SpaceX Files Confidential IPO Paperwork With SEC

SpaceX has released its long-awaited initial public offering filing, laying out the rocket company’s financials and corporate structure as it prepares to seek a U.S. stock-market listing.
The filing, disclosed publicly and first reported by multiple outlets including Reuters, marks the first time SpaceX has made a broad set of financial details available in an IPO-style prospectus. The document also describes the company’s business lines and investment priorities, including continued spending on rockets and work tied to artificial intelligence, according to published accounts of the filing.
SpaceX, led by billionaire Elon Musk, is a privately held aerospace and space services company best known for its Falcon rockets and its Starlink satellite internet network. Musk’s role and control are addressed in the IPO document, Reuters reported, alongside disclosures that include losses. Other coverage, including The Wall Street Journal and The New York Times, said the filing provides a deeper look at SpaceX’s internal operations and finances than the company has previously shared publicly.

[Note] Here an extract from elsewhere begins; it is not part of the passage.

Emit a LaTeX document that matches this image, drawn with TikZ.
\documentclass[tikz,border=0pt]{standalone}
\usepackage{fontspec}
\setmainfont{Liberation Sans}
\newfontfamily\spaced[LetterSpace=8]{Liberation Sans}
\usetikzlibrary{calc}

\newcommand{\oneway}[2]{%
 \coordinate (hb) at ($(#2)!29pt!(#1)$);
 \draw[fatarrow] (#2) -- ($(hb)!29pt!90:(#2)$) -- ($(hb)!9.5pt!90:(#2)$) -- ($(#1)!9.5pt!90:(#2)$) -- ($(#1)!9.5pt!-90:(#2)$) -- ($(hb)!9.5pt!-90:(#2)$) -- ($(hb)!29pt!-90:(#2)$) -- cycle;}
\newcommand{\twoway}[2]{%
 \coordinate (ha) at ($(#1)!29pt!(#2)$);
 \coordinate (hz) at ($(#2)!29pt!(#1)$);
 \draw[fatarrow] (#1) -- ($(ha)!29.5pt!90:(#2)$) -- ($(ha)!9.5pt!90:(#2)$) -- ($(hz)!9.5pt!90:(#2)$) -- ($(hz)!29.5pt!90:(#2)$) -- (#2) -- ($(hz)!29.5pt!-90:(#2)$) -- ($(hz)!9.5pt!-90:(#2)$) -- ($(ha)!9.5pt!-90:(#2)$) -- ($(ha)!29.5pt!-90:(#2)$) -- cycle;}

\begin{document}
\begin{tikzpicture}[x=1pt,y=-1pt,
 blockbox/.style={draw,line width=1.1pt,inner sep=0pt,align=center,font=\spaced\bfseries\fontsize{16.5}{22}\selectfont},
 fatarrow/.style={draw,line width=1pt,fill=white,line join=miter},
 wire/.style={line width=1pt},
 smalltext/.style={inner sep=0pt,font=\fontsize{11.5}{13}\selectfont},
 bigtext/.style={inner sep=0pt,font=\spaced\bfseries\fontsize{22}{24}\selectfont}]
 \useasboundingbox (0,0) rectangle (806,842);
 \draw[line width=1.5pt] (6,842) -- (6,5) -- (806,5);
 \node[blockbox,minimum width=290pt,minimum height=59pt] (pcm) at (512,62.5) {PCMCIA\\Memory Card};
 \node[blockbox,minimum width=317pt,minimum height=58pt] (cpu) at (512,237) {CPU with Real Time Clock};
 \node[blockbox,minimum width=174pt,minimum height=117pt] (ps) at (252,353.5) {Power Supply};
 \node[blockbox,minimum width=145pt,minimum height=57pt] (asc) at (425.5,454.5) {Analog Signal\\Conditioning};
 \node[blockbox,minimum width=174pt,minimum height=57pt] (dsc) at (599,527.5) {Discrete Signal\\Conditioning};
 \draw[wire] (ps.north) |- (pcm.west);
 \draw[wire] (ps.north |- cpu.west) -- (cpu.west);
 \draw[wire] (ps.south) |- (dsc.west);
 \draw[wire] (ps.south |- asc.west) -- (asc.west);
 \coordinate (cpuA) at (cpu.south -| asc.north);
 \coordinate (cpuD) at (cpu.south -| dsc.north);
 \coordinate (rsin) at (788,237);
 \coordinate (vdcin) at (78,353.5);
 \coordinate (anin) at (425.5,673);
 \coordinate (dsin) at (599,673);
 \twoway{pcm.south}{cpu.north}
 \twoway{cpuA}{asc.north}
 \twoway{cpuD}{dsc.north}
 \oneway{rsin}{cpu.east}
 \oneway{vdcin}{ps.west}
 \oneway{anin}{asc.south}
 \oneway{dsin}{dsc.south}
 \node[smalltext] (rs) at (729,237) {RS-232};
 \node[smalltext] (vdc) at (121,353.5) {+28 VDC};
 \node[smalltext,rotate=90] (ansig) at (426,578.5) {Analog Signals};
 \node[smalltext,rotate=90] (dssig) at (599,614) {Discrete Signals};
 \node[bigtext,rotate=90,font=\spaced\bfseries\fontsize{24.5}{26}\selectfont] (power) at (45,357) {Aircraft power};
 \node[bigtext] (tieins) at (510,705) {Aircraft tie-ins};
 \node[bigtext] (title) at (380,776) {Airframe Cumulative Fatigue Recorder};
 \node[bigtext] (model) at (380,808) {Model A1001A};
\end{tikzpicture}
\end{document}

The IPO filing is a major milestone for one of the most valuable private companies in the United States and a central player in the commercial space industry. A public listing would represent a significant shift for SpaceX, which has raised money privately for years and has typically limited formal financial disclosure. The prospectus format requires detailed risk factors, governance information, and descriptions of the business that investors and regulators use to evaluate the offering.
The disclosure also puts fresh attention on the balance SpaceX is trying to strike between capital-intensive rocket development and other major initiatives. Reuters’ reporting noted the filing highlights future plans tied to AI, while other reports pointed to sizable spending plans. For investors, the document provides a clearer basis for assessing how the company funds its ambitions and how management plans to prioritize projects.
The filing matters beyond SpaceX itself because it would add a rare pure-play space company of enormous scale to public markets. It could also influence how other late-stage private companies approach transparency and fundraising, particularly those with large government and commercial relationships and major infrastructure costs.
What happens next will be shaped by the normal IPO process. SpaceX will move through regulatory review, update its filing as needed, and begin investor marketing steps required to complete an offering. Key decisions still ahead include the timing of the IPO, the size of the offering, and the price range at which shares would be sold, all of which are typically set closer to launch.
For now, the document puts Musk’s rocket maker in a new posture: no longer just a famously secretive private company, but one beginning the formal, public disclosures that precede an American stock-market debut.